I wasn't using Aurora at the time. And I don't expect non-Aurora RDS to be exactly the same as vanilla Postgres either. Still, it was surprising that the old Pg solution is supported (pglogical) while the new one wasn't yet, at least for my version jump.
So I was using their guide for minimal downtime upgrades [0], see option 'D'. And I was replicating Pg 11 to 14. Logical replication appeared to work in that case yet big tables would never catch up or appear to get truncated. If you're replicating among nodes at the same Pg version then built-in replication may work for you.
Once I switched to pglogical jumping major versions worked as intended. Now it's possible in the rush I used the wrong setting somewhere and built-in logical replication can work between major versions. Though I lost enough time experimenting I'll keep using pglogical until AWS officially recommends something else.
We don’t have huge constant loads. Over-provisioned on massive bare metal so we can take a lot.
Also daily pg_basebackup which does not eat too many resources. Standard pg_dump is impossible.
About to also add log shipping when I upgrade. We don’t do super critical things like banking or anything like that. But I do want to move to the point where at worse we only lose a few minutes of data.
Now we can lose up to 24 hours if all the replicas die at once.
So that's 3 nodes total, one permanently master and the other two permanently read-only slaves? Is there any kind of "automatic rollover" if the master goes down where one of the slaves automatically promotes itself?
Not necessary. As I said, we are not at all a critical service. If we are down an hour, it's not a big deal (like 95% of the rest of the inter-webs). We are not banksters.
If it goes down, we get a page, and we can have it switched by hand in a few minutes.
I guess if our service was super-critical, I would do that, but since it's not, the three of us that work as developers and sys-admins can deal with it very quickly.
I'm sure Postgres is full of these inefficiencies and suboptimal system designs. The process model is known to be pretty horrible.
Considering the huge engineering teams SqlServer and Oracle have, I'm always amazed how well Postgres works - despite the tiny number of full time developers.
Oracle is 25 million lines of code vs 1.3 million lines of code of PostgreSQL
Still Oracle don't have all basic isolation levels. Only the Read-Commited works perfect. And DDL operations are still not transactional. We should think which is inefficient design. The process model may not be very "efficient" as thread model. but it is more "stable" and more "secure". Benchmark results are not bad either.
Oracle, in the past, was also a multi-process model on Linux. It looks like the multi-threaded model was an optional change at some point around Oracle 12.
To get around the inefficiencies of spawning many processes, I put pgbouncer in front of PostgreSQL.
Postgres forks off a new process for each connection.
This introduces lot's of overhead across the board.
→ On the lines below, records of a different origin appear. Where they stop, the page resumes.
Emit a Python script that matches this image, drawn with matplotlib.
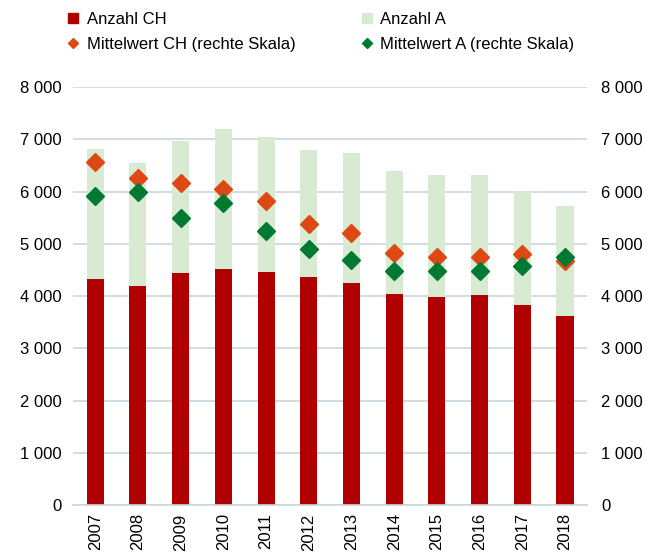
import numpy as np
import matplotlib
matplotlib.use("Agg")
import matplotlib.pyplot as plt
from matplotlib.lines import Line2D

plt.rcParams["font.family"] = ["Liberation Sans", "DejaVu Sans"]

years = ["2007", "2008", "2009", "2010", "2011", "2012",
         "2013", "2014", "2015", "2016", "2017", "2018"]
anzahl_ch = [4330, 4190, 4440, 4520, 4460, 4365, 4250, 4040, 3980, 4020, 3830, 3620]
anzahl_total = [6810, 6550, 6970, 7200, 7040, 6795, 6745, 6390, 6310, 6315, 6010, 5730]
anzahl_a = [t - c for t, c in zip(anzahl_total, anzahl_ch)]
mittel_ch = [6570, 6255, 6170, 6050, 5820, 5380, 5200, 4815, 4755, 4755, 4805, 4670]
mittel_a = [5915, 6000, 5490, 5775, 5235, 4900, 4690, 4485, 4480, 4485, 4580, 4740]

RED = "#B00000"
LGREEN = "#D9EAD3"
ORANGE = "#DD4814"
DGREEN = "#007A33"
GRID = "#C9D6DF"

fig = plt.figure(figsize=(6.46, 5.56), dpi=100)
ax = fig.add_axes([0.113, 0.0917, 0.796, 0.7518])
x = np.arange(len(years))

ax.bar(x, anzahl_ch, width=0.4, color=RED, zorder=2)
ax.bar(x, anzahl_a, width=0.4, bottom=anzahl_ch, color=LGREEN, zorder=2)

ax.set_ylim(0, 8000)
ax.set_xlim(-0.52, len(years) - 0.48)
ticks = np.arange(0, 8001, 1000)
ax.set_yticks(ticks)
ax.set_yticklabels([f"{t:,}".replace(",", " ") for t in ticks], fontsize=12)
ax.set_xticks(x)
ax.set_xticklabels(years, rotation=90, fontsize=12)
ax.tick_params(length=0, pad=8)
ax.tick_params(axis="x", pad=6)
ax.grid(axis="y", color=GRID, linewidth=1.2, zorder=0)
ax.set_axisbelow(True)
for s in ["top", "right", "left"]:
    ax.spines[s].set_visible(False)
ax.spines["bottom"].set_color(GRID)
ax.spines["bottom"].set_linewidth(1.2)

ax2 = ax.twinx()
ax2.set_ylim(0, 8000)
ax2.set_yticks(ticks)
ax2.set_yticklabels([f"{t:,}".replace(",", " ") for t in ticks], fontsize=12)
ax2.tick_params(length=0, pad=10)
for s in ax2.spines.values():
    s.set_visible(False)
ax2.plot(x, mittel_ch, linestyle="none", marker="D", ms=8.7, color=ORANGE, zorder=3)
ax2.plot(x, mittel_a, linestyle="none", marker="D", ms=8.7, color=DGREEN, zorder=4)

handles = [
    Line2D([], [], linestyle="none", marker="s", ms=7, color=RED, label="Anzahl CH"),
    Line2D([], [], linestyle="none", marker="D", ms=5, color=ORANGE, label="Mittelwert CH (rechte Skala)"),
    Line2D([], [], linestyle="none", marker="s", ms=7, color=LGREEN, label="Anzahl A"),
    Line2D([], [], linestyle="none", marker="D", ms=5, color=DGREEN, label="Mittelwert A (rechte Skala)"),
]
fig.legend(handles=handles, loc="upper left", bbox_to_anchor=(0.085, 1.0), ncol=2,
           frameon=False, fontsize=12, handlelength=0.8, handletextpad=0.4,
           columnspacing=3.9, labelspacing=0.6, borderaxespad=0.3)

fig.savefig("out.png", dpi=100)
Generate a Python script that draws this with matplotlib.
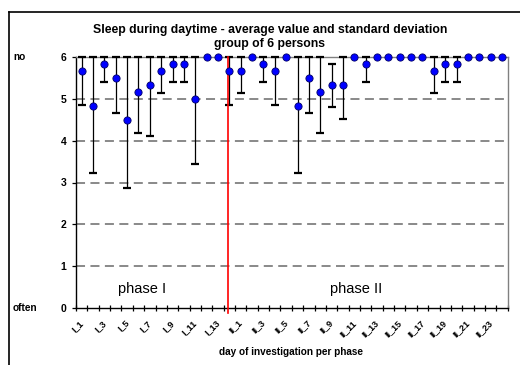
import numpy as np
import matplotlib
matplotlib.use("Agg")
import matplotlib.pyplot as plt
from matplotlib.lines import Line2D

plt.rcParams['font.family'] = ['Liberation Sans', 'DejaVu Sans']

# days: phase I has 14 days, phase II has 24 days
days = ['I_%d' % i for i in range(1, 15)] + ['II_%d' % i for i in range(1, 25)]

# average value (6 = no, 0 = often)
means = [5.67, 4.83, 5.83, 5.5, 4.5, 5.17, 5.33, 5.67, 5.83, 5.83, 5.0, 6.0, 6.0, 5.67,
         5.67, 6.0, 5.83, 5.67, 6.0, 4.83, 5.5, 5.17, 5.33, 5.33, 6.0, 5.83,
         6.0, 6.0, 6.0, 6.0, 6.0, 5.67, 5.83, 5.83, 6.0, 6.0, 6.0, 6.0]

# standard deviation
sds = [0.82, 1.60, 0.41, 0.84, 1.64, 0.98, 1.21, 0.52, 0.41, 0.41, 1.55, 0.0, 0.0, 0.82,
       0.52, 0.0, 0.41, 0.82, 0.0, 1.60, 0.84, 0.98, 0.52, 0.82, 0.0, 0.41,
       0.0, 0.0, 0.0, 0.0, 0.0, 0.52, 0.41, 0.41, 0.0, 0.0, 0.0, 0.0]

phase_split = 12.86  # red separator line, in category units

W, H = 520, 365
fig = plt.figure(figsize=(W / 100, H / 100), dpi=100)
ax = fig.add_axes([76 / W, (H - 307.7) / H, (507.7 - 76) / W, (307.7 - 57.3) / H])

x = np.arange(len(days))
m = np.array(means)
s = np.array(sds)
upper = np.minimum(s, 6 - m)   # bars are cut at the top of the scale

# dashed gridlines
for yv in range(1, 6):
    ax.axhline(yv, color='#808080', lw=1.3, ls=(0, (5, 3)), zorder=1)

has = s > 0
ax.errorbar(x[has], m[has], yerr=[s[has], upper[has]], fmt='none',
            ecolor='black', elinewidth=0.9, capsize=2.6, capthick=1.6,
            zorder=3, clip_on=False)
ax.plot(x, m, 'o', color='#0000FF', mec='#000066', mew=0.6, ms=5.2,
        zorder=5, clip_on=False)

ax.plot([phase_split, phase_split], [6, -0.13], color='#FF0000', lw=1.2,
        zorder=4, clip_on=False)

ax.set_xlim(-0.5, len(days) - 0.5)
ax.set_ylim(0, 6)

ax.set_yticks(range(0, 7))
ax.set_yticklabels([str(i) for i in range(0, 7)], fontsize=7.5, fontweight='bold')
ax.tick_params(axis='y', direction='out', length=3, width=0.9, pad=4)

# ticks at category boundaries, labels at every other day
ax.set_xticks(np.arange(-0.5, len(days) + 0.5, 1.0))
ax.set_xticklabels([])
ax.tick_params(axis='x', direction='inout', length=5, width=0.9)
lab_idx = list(range(0, 14, 2)) + list(range(14, len(days), 2))
for i in lab_idx:
    ax.text(x[i] - 0.25, -0.25, days[i], rotation=45, ha='right', va='top',
            fontsize=6.5, fontweight='bold', rotation_mode='anchor')

for side in ['left', 'bottom']:
    ax.spines[side].set_color('black')
    ax.spines[side].set_linewidth(1.0)
for side in ['top', 'right']:
    ax.spines[side].set_color('#808080')
    ax.spines[side].set_linewidth(1.0)

ax.text(5.3, 0.45, 'phase I', fontsize=10.5, ha='center', va='center')
ax.text(24.2, 0.45, 'phase II', fontsize=10.5, ha='center', va='center')

fig.text(270 / W, 1 - 30 / H, 'Sleep during daytime - average value and standard deviation',
         ha='center', va='center', fontsize=8.8, fontweight='bold')
fig.text(270 / W, 1 - 44 / H, 'group of 6 persons',
         ha='center', va='center', fontsize=8.8, fontweight='bold')
fig.text(291 / W, 1 - 352 / H, 'day of investigation per phase',
         ha='center', va='center', fontsize=7.2, fontweight='bold')
fig.text(13 / W, 1 - 57 / H, 'no', ha='left', va='center', fontsize=7.3, fontweight='bold')
fig.text(13 / W, 1 - 308 / H, 'often', ha='left', va='center', fontsize=7.3, fontweight='bold')

# outer chart frame (partly cut off at right and bottom)
fig.add_artist(Line2D([9 / W, 9 / W], [0, 1 - 12 / H], color='black', lw=1.2,
                      transform=fig.transFigure))
fig.add_artist(Line2D([9 / W, 1], [1 - 12 / H, 1 - 12 / H], color='black', lw=1.2,
                      transform=fig.transFigure))

fig.savefig('out.png', dpi=100)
* Cross process communication is a lot more expensive (done via shared memory or as here via the file system)
* Switching between processes is a lot more expensive because each process has its own memory space, hence a switch flushes the TLB. Also more bookkeeping for the OS.
This is especially bad for a DB, which will usually spend most of its time waiting for IO, so can switch execution context all the time.
* Each process also has a distinct set of file descriptors, so those need to be cloned as well
* A dB needs lots of locks. Cross process locks are more expensive.
Biggest one I'm aware of is connections aren't threaded. And Pg tries to preallocate resources at the time of the connection. Together these make connections expensive compared to Mysql's threaded connections. Many folks run a connection pooler in front of Pg for this reason.
One pro of non-threaded is simplicity and no need for thread safety everywhere.
This could be a really important change, especially for people with large instances.